Jason Crowell can remember the days when his shop bought 12-foot press-brake tooling. The company would cut it with a band saw down to size, then label it, say "3/8," named for the punch's 3/8-inch bearing surface, or width of the working part of the punch. A few months later the shop would order another 12-foot section, only this time the punch height would be off a little, so the shop would label it as being a variation of the first, "3/8-1."
"Soon, we'd have -1s, -2s, -3s lying all over the place," Crowell says. The shop wanted to move away from that, to lasso in tool organization, quicken tool change-outs and overall setups.
As vice president of American Metal Fab in Three Rivers, Mich., Crowell sought to streamline the press brake department. Although classified as a job shop, the company has several long-standing customers, so the floor has elements of a product-line manufacturer. Many customers are in the office-furniture business, a sector that tends to require sharp radii. Hence, bottom bending dominates, though the company performs a fair amount of acute air-bending.
The shop's core mission remains to stay a contract fabricator offering a gamut of services, from prototyping to sheet-metal cutting and welding, to bending and progressive-die stampings. With this in mind, Crowell sought to streamline work processes while keeping flexibility. Here, the press-brake department saw major revamps in two principal areas: tool organization and utilization.
Getting Organized
About six years ago, "finding the right tool used to be a hunt," Crowell says. An operator would look for tooling in four separate areas, then dig up a sample that could be one of multiple places. In the press-brake work area were jury-rigged toolboxes that stored various tooling combinations.
"You wouldn't believe how much time people waste looking for tools," says Pat Campbell, press brake tooling division manager for Wilson Tool International, White Bear Lake, Minn.
Today, tools for all of the company's 10 brakes, which range from 60 to 240 tons, are organized in a central setup station, away from the equipment.

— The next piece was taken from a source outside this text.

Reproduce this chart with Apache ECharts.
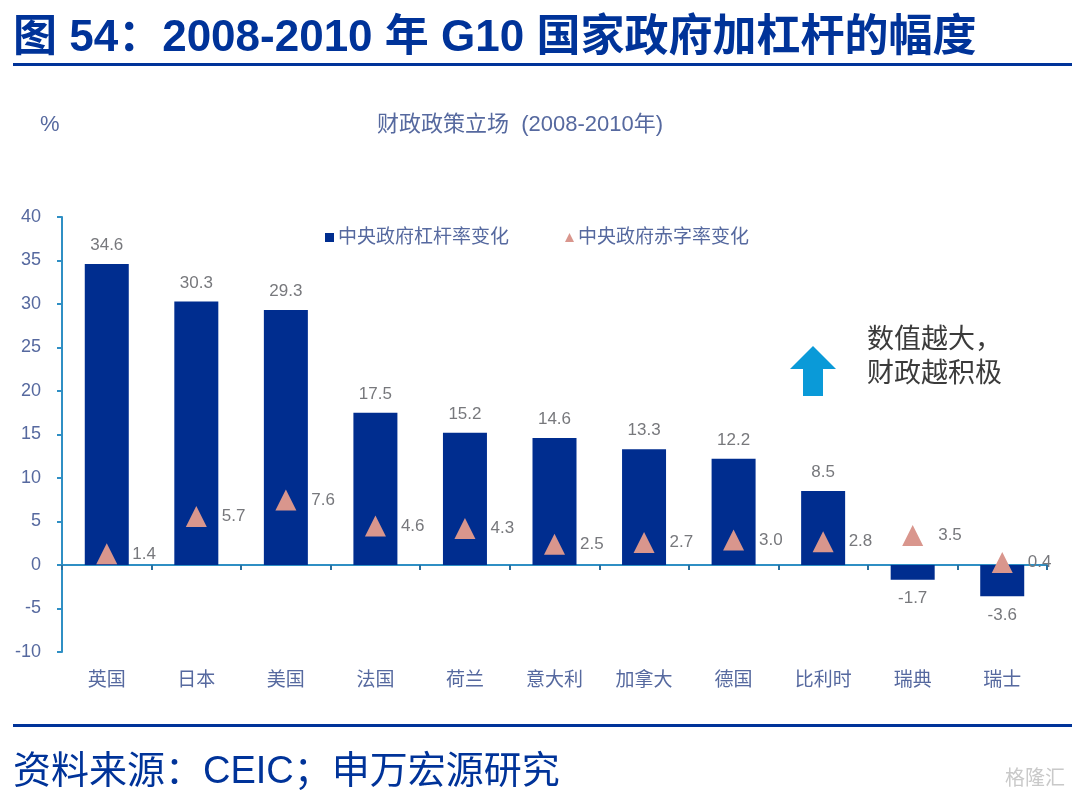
<!DOCTYPE html>
<html>
<head>
<meta charset="UTF-8">
<title>G10 fiscal</title>
<script src="https://cdn.jsdelivr.net/npm/echarts@6/dist/echarts.min.js"></script>
<style>
html, body { margin: 0; padding: 0; background: #fff; }
#container { width: 1080px; height: 798px; }
</style>
</head>
<body>
<div id="container"></div>
<script>
// 数据
var countries = ['英国', '日本', '美国', '法国', '荷兰', '意大利', '加拿大', '德国', '比利时', '瑞典', '瑞士'];
var leverage = [34.6, 30.3, 29.3, 17.5, 15.2, 14.6, 13.3, 12.2, 8.5, -1.7, -3.6];
var deficit = [1.4, 5.7, 7.6, 4.6, 4.3, 2.5, 2.7, 3.0, 2.8, 3.5, 0.4];

var fontCn = '"Liberation Sans", "Noto Sans CJK SC", sans-serif';
var navy = '#002d8f';
var axisBlue = '#2f8fc4';
var textBlue = '#56699f';
var labelGrey = '#77787c';

var mychart = echarts.init(document.getElementById('container'));

var option = {
    backgroundColor: '#fff',
    animation: false,
    textStyle: { fontFamily: fontCn },
    title: [
        { text: '图 54：2008-2010 年 G10 国家政府加杠杆的幅度', left: 13, top: 17, padding: 0,
          textStyle: { fontSize: 44, fontWeight: 'bold', color: '#003399', fontFamily: fontCn } },
        { text: '资料来源：CEIC；申万宏源研究', left: 13, top: 754, padding: 0,
          textStyle: { fontSize: 38, fontWeight: 'normal', color: '#003399', fontFamily: fontCn } },
        { text: '财政政策立场  (2008-2010年)', left: 377, top: 114, padding: 0,
          textStyle: { fontSize: 22, fontWeight: 'normal', color: textBlue, fontFamily: fontCn } },
        { text: '%', left: 40, top: 114, padding: 0,
          textStyle: { fontSize: 22, fontWeight: 'normal', color: textBlue, fontFamily: fontCn } },
        { text: '数值越大，\n财政越积极', left: 867, top: 324, padding: 0,
          textStyle: { fontSize: 27, fontWeight: 'normal', color: '#3b3b3b', lineHeight: 34, fontFamily: fontCn } },
        { text: '格隆汇', left: 1005, top: 769, padding: 0,
          textStyle: { fontSize: 20, fontWeight: 'normal', color: '#c9c9c9', fontFamily: fontCn } }
    ],
    legend: {
        left: 320, top: 223, itemGap: 56, itemWidth: 9, itemHeight: 9,
        textStyle: { fontSize: 19, color: textBlue, padding: [0, 0, 0, -1] },
        data: [
            { name: '中央政府杠杆率变化', icon: 'rect' },
            { name: '中央政府赤字率变化', icon: 'triangle' }
        ]
    },
    grid: { left: 62, right: 33, top: 217, height: 435 },
    xAxis: {
        type: 'category',
        data: countries,
        axisLine: { onZero: true, lineStyle: { color: axisBlue, width: 2 } },
        axisTick: { show: true, length: 5, lineStyle: { color: '#2a6f9e', width: 2 } },
        axisLabel: { margin: 19, fontSize: 19, color: textBlue }
    },
    yAxis: {
        type: 'value',
        min: -10, max: 40, interval: 5,
        splitLine: { show: false },
        axisLine: { show: true, lineStyle: { color: axisBlue, width: 2 } },
        axisTick: { show: true, length: 5, lineStyle: { color: axisBlue, width: 2 } },
        axisLabel: { fontSize: 18, color: textBlue, margin: 21, padding: [3, 0, 0, 0] }
    },
    series: [
        {
            name: '中央政府杠杆率变化',
            type: 'bar',
            barWidth: 44,
            itemStyle: { color: navy },
            label: { show: true, fontSize: 17, color: labelGrey, distance: 10, formatter: function (p) { return p.value.toFixed(1); } },
            data: leverage.map(function (v) {
                return { value: v, label: { position: v < 0 ? 'bottom' : 'top' } };
            })
        },
        {
            name: '中央政府赤字率变化',
            type: 'scatter',
            symbol: 'triangle',
            symbolSize: 21,
            symbolOffset: [0, 1],
            itemStyle: { color: '#d9968d', opacity: 1 },
            label: { show: true, position: 'right', distance: 15, fontSize: 17, color: labelGrey, formatter: function (p) { return p.value.toFixed(1); } },
            data: deficit,
            z: 5
        }
    ],
    graphic: [
        { type: 'rect', shape: { x: 13, y: 63, width: 1059, height: 3 }, style: { fill: '#003399' } },
        { type: 'rect', shape: { x: 13, y: 724, width: 1059, height: 3 }, style: { fill: '#003399' } },
        { type: 'polygon', shape: { points: [[813, 346], [836, 369], [823, 369], [823, 396], [803, 396], [803, 369], [790, 369]] }, style: { fill: '#0a9ad8' } }
    ]
};

mychart.setOption(option);
</script>
</body>
</html>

Workers take the job order to the setup station, which has an area where they can unfold the entire print. Setup sheets, organized in books, tell workers exactly what tooling to choose. All tools needed for a setup are placed on one of three mobile tool carts (basically cabinets on wheels). They place the tools on the cart and wheel it over to the brake.
At the machine, operators call up the program number (ready to go, thanks to offline programming). A tape-measure permanently attached above the brake bed shows "0" for the middle, then up to 6 feet (depending on bed length) to the left and right. "The setup sheet tells them exactly where the tooling goes," Crowell says, "every time." Such simple, common-sense thinking has helped dramatically speed setups and simplify training.
Yet tooling organized in cabinets and wheeled over to the machine only brought American Metal Fab halfway to its efficiency goals. Tooling technology helped the rest of the way.
The Tooling Quick-Change
Press brakes can be responsible for a heap of bottlenecks. Consider a box requiring multiple tools, from a 30 degree hemming punch and die, 60-degree punch and die, a 90-degree punch and die, and so on. "In a typical scenario, you have to load one punch and die that mate together, perform that bend, then remove the tooling and place new tooling in," says Wilson Tool's Campbell.